- studioshababnews.JPG
- Genre: Youth news
- Presented by: Mohamed al Rimawi, Malak al Khouri
- Original language: Arabic

Production
- Production location: Amman - Jordan

Original release
- Network: JRTV

= Shababnews =

Shababnews ("Youth News") is a television programme in Jordan founded in 2001 by Firas Mawlawi.

The first TV News Programme for young people in Arabic was launched on Jordan Television on April 5, 2007. Shababnews runs for half an hour every week on Thursdays at 5pm and is targeted at teenagers up to 15 years old. In a region where news is often an official 'product', it is an interesting development, following over two dozen similar programmes in Europe, some of which have been on air for over thirty years.

The Shababnews programmes are available to Arabic speakers all over the world, via the web-site.

The first edition of Shababnews included a report on one of the biggest local health problems confronting young people -- diabetes. A cartoon analysis of the causes of the illness was inter-cut with material from Jordan, including an interview with a young person with diabetes. The programme also reported on two 15-year-old local entrepreneurs and students from The Music and Ballet School of Baghdad reflecting on the war and violence in Iraq. Later programmes have had reports on child labour and plastic bags.

Shababnews states that it aims to highlight the issues that concern young people and give space for their voices, calling for changes and improvements.

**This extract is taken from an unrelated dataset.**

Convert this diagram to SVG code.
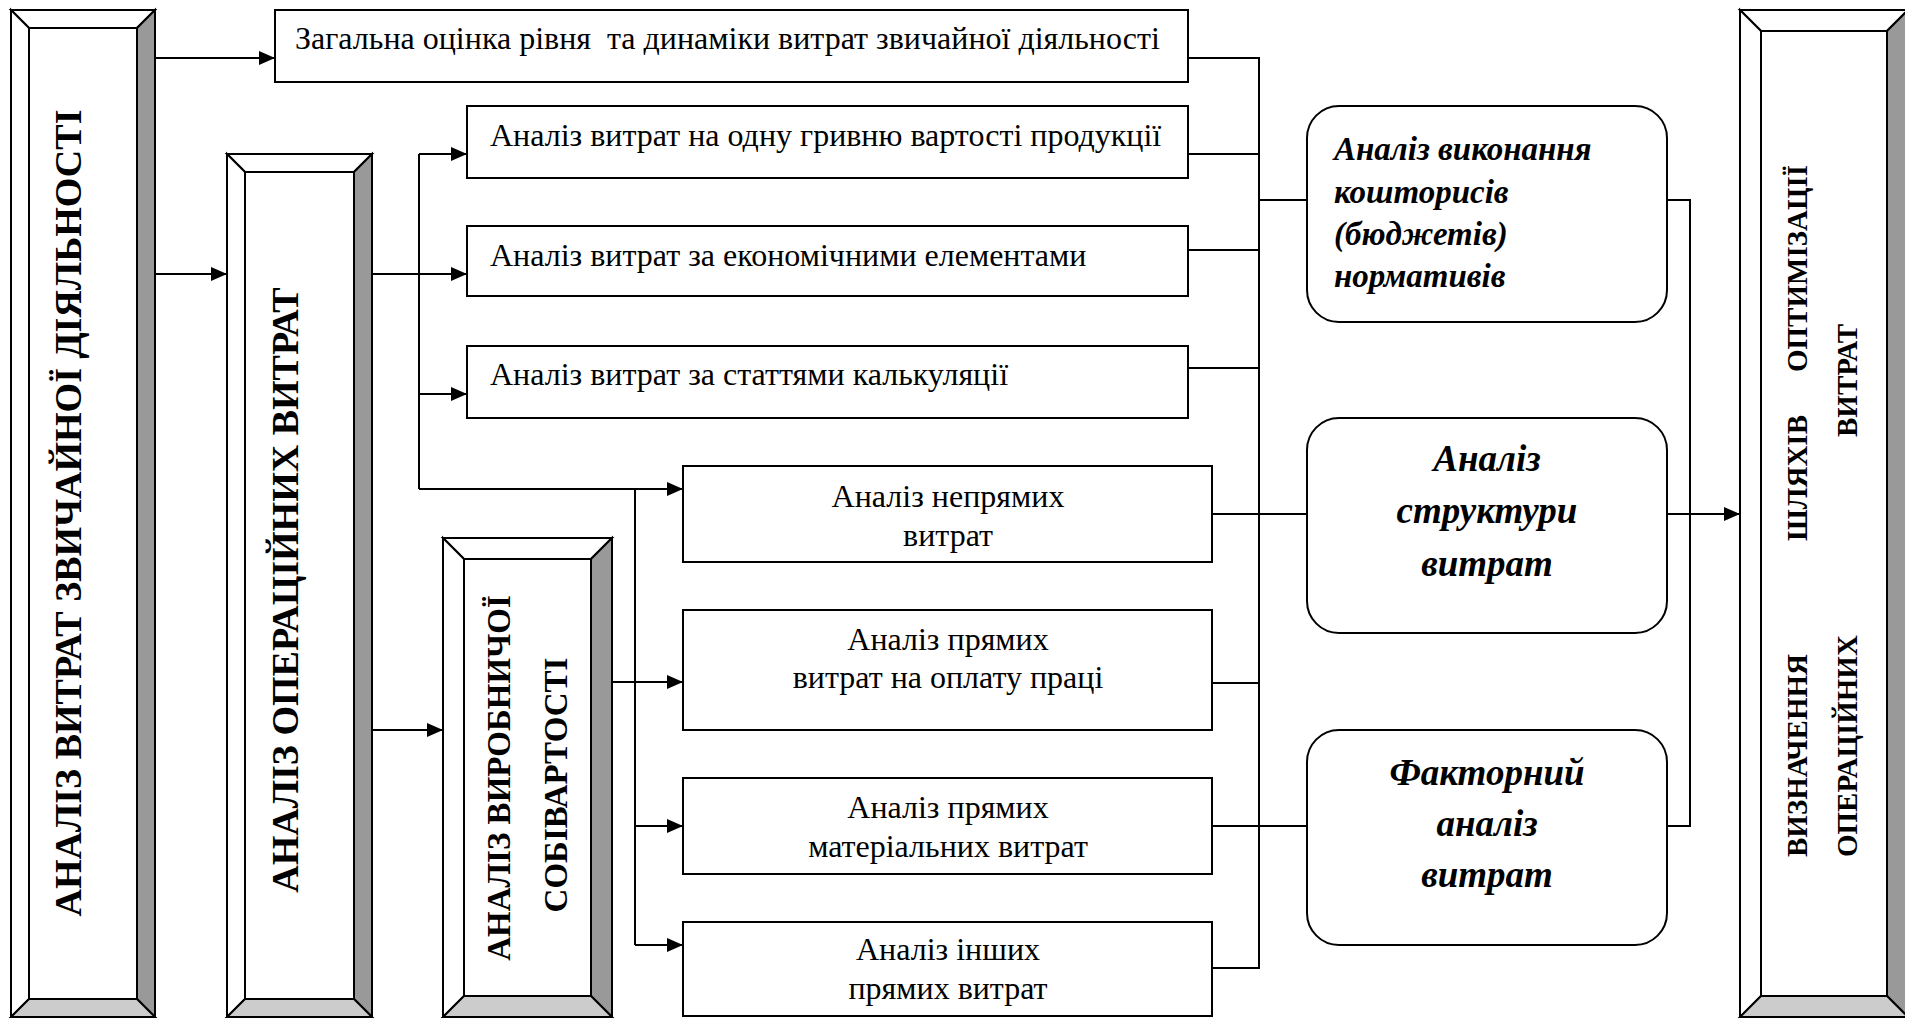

It was established with funding from the Dutch government and technical assistance from Jemstone Media, a NGO active in the region for more than 12 years.

The programme has been accepted as an associate member of the European Broadcasting Union (EBU) network of youth news TV programmes, which means that Jordan can be a window on the Arab world for young people in Europe.

The Shababnews presenters are: Mohamed al Rimawi and Malak al Khouri. The rest of the team includes: Reema Awadallah, Lana Afanah, Nahed Katatba, Alia Hattouk and Rand Jammal. The studio director is Majed abu Rabieh.